#### [SUPPLIED ENTRIES]
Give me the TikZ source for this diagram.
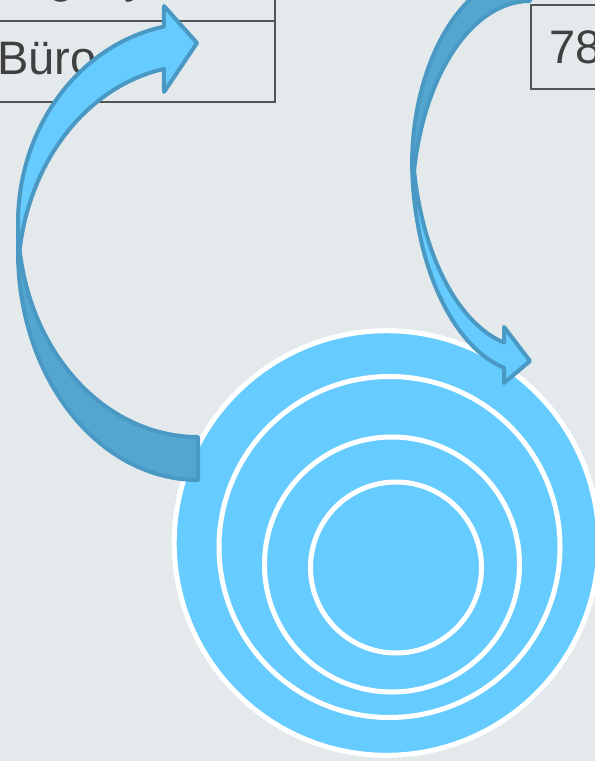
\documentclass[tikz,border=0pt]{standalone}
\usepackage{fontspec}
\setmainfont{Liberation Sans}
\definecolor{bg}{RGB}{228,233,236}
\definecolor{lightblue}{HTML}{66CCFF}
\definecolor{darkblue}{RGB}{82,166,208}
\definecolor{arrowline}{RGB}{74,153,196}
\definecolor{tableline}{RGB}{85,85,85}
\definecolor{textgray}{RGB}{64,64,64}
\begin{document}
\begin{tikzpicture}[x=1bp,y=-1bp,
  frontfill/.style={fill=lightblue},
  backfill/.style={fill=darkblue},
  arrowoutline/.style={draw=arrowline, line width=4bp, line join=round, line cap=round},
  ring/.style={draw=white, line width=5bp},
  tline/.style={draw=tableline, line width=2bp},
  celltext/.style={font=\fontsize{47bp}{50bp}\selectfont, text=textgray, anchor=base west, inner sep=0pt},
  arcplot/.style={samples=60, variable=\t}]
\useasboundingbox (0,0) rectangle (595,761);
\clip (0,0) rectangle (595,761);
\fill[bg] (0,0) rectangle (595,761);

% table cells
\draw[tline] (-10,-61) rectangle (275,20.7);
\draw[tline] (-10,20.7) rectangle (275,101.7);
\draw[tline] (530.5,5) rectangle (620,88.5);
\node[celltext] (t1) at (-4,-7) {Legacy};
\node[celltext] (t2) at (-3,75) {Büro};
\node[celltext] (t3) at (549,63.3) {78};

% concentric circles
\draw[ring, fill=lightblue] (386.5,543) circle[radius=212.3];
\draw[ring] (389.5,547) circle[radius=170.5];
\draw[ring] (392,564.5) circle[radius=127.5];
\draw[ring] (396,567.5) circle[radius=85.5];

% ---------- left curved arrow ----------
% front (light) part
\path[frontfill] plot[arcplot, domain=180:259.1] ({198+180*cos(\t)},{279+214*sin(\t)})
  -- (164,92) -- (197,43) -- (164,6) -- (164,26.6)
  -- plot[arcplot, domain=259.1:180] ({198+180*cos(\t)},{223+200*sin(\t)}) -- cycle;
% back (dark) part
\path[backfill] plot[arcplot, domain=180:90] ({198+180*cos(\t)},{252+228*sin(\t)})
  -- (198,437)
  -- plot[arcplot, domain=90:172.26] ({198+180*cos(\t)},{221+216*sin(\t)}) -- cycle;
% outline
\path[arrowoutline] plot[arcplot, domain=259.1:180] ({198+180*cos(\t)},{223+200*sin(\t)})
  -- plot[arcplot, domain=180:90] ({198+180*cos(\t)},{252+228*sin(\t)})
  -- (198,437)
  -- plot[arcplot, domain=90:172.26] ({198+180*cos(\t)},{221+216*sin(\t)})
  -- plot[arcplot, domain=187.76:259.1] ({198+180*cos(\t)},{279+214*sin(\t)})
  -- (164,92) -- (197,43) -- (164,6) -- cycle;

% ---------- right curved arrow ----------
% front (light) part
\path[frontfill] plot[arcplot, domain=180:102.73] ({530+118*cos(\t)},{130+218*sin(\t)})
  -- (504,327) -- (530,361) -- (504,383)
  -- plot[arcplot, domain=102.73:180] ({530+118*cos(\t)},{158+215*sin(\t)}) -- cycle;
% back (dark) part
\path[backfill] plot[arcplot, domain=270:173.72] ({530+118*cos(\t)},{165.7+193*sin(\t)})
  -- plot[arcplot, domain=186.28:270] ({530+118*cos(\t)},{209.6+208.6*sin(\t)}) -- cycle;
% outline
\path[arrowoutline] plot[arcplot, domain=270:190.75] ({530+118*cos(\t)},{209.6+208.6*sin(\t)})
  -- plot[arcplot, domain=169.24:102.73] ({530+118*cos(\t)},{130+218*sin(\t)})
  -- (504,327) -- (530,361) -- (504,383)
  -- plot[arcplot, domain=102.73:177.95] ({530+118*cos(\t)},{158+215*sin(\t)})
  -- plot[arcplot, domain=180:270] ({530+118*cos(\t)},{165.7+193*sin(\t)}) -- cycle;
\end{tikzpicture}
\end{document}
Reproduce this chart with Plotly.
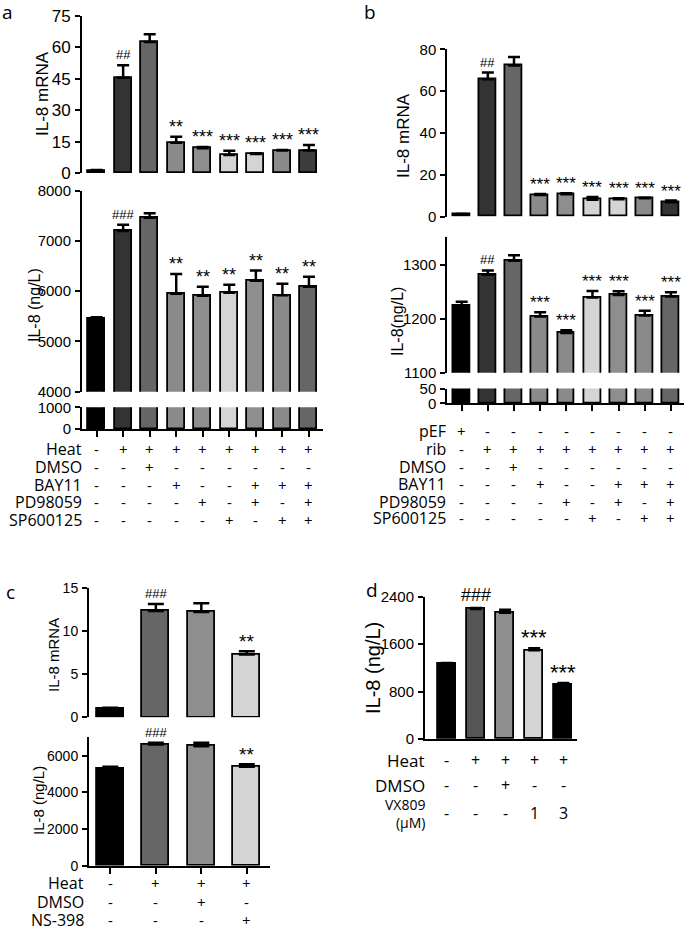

#### [EXERCISE PROMPT]
Set down the material above as is, without any pictures.

#### [RESULT OF THE EXERCISE]
Give me the TikZ source for this diagram.
\documentclass[tikz,border=0pt]{standalone}
\usepackage{fontspec}
\setmainfont{Liberation Sans}
\definecolor{bg}{RGB}{228,233,236}
\definecolor{lightblue}{HTML}{66CCFF}
\definecolor{darkblue}{RGB}{82,166,208}
\definecolor{arrowline}{RGB}{74,153,196}
\definecolor{tableline}{RGB}{85,85,85}
\definecolor{textgray}{RGB}{64,64,64}
\begin{document}
\begin{tikzpicture}[x=1bp,y=-1bp,
  frontfill/.style={fill=lightblue},
  backfill/.style={fill=darkblue},
  arrowoutline/.style={draw=arrowline, line width=4bp, line join=round, line cap=round},
  ring/.style={draw=white, line width=5bp},
  tline/.style={draw=tableline, line width=2bp},
  celltext/.style={font=\fontsize{47bp}{50bp}\selectfont, text=textgray, anchor=base west, inner sep=0pt},
  arcplot/.style={samples=60, variable=\t}]
\useasboundingbox (0,0) rectangle (595,761);
\clip (0,0) rectangle (595,761);
\fill[bg] (0,0) rectangle (595,761);

% table cells
\draw[tline] (-10,-61) rectangle (275,20.7);
\draw[tline] (-10,20.7) rectangle (275,101.7);
\draw[tline] (530.5,5) rectangle (620,88.5);
\node[celltext] (t1) at (-4,-7) {Legacy};
\node[celltext] (t2) at (-3,75) {Büro};
\node[celltext] (t3) at (549,63.3) {78};

% concentric circles
\draw[ring, fill=lightblue] (386.5,543) circle[radius=212.3];
\draw[ring] (389.5,547) circle[radius=170.5];
\draw[ring] (392,564.5) circle[radius=127.5];
\draw[ring] (396,567.5) circle[radius=85.5];

% ---------- left curved arrow ----------
% front (light) part
\path[frontfill] plot[arcplot, domain=180:259.1] ({198+180*cos(\t)},{279+214*sin(\t)})
  -- (164,92) -- (197,43) -- (164,6) -- (164,26.6)
  -- plot[arcplot, domain=259.1:180] ({198+180*cos(\t)},{223+200*sin(\t)}) -- cycle;
% back (dark) part
\path[backfill] plot[arcplot, domain=180:90] ({198+180*cos(\t)},{252+228*sin(\t)})
  -- (198,437)
  -- plot[arcplot, domain=90:172.26] ({198+180*cos(\t)},{221+216*sin(\t)}) -- cycle;
% outline
\path[arrowoutline] plot[arcplot, domain=259.1:180] ({198+180*cos(\t)},{223+200*sin(\t)})
  -- plot[arcplot, domain=180:90] ({198+180*cos(\t)},{252+228*sin(\t)})
  -- (198,437)
  -- plot[arcplot, domain=90:172.26] ({198+180*cos(\t)},{221+216*sin(\t)})
  -- plot[arcplot, domain=187.76:259.1] ({198+180*cos(\t)},{279+214*sin(\t)})
  -- (164,92) -- (197,43) -- (164,6) -- cycle;

% ---------- right curved arrow ----------
% front (light) part
\path[frontfill] plot[arcplot, domain=180:102.73] ({530+118*cos(\t)},{130+218*sin(\t)})
  -- (504,327) -- (530,361) -- (504,383)
  -- plot[arcplot, domain=102.73:180] ({530+118*cos(\t)},{158+215*sin(\t)}) -- cycle;
% back (dark) part
\path[backfill] plot[arcplot, domain=270:173.72] ({530+118*cos(\t)},{165.7+193*sin(\t)})
  -- plot[arcplot, domain=186.28:270] ({530+118*cos(\t)},{209.6+208.6*sin(\t)}) -- cycle;
% outline
\path[arrowoutline] plot[arcplot, domain=270:190.75] ({530+118*cos(\t)},{209.6+208.6*sin(\t)})
  -- plot[arcplot, domain=169.24:102.73] ({530+118*cos(\t)},{130+218*sin(\t)})
  -- (504,327) -- (530,361) -- (504,383)
  -- plot[arcplot, domain=102.73:177.95] ({530+118*cos(\t)},{158+215*sin(\t)})
  -- plot[arcplot, domain=180:270] ({530+118*cos(\t)},{165.7+193*sin(\t)}) -- cycle;
\end{tikzpicture}
\end{document}
Reproduce this chart with Plotly.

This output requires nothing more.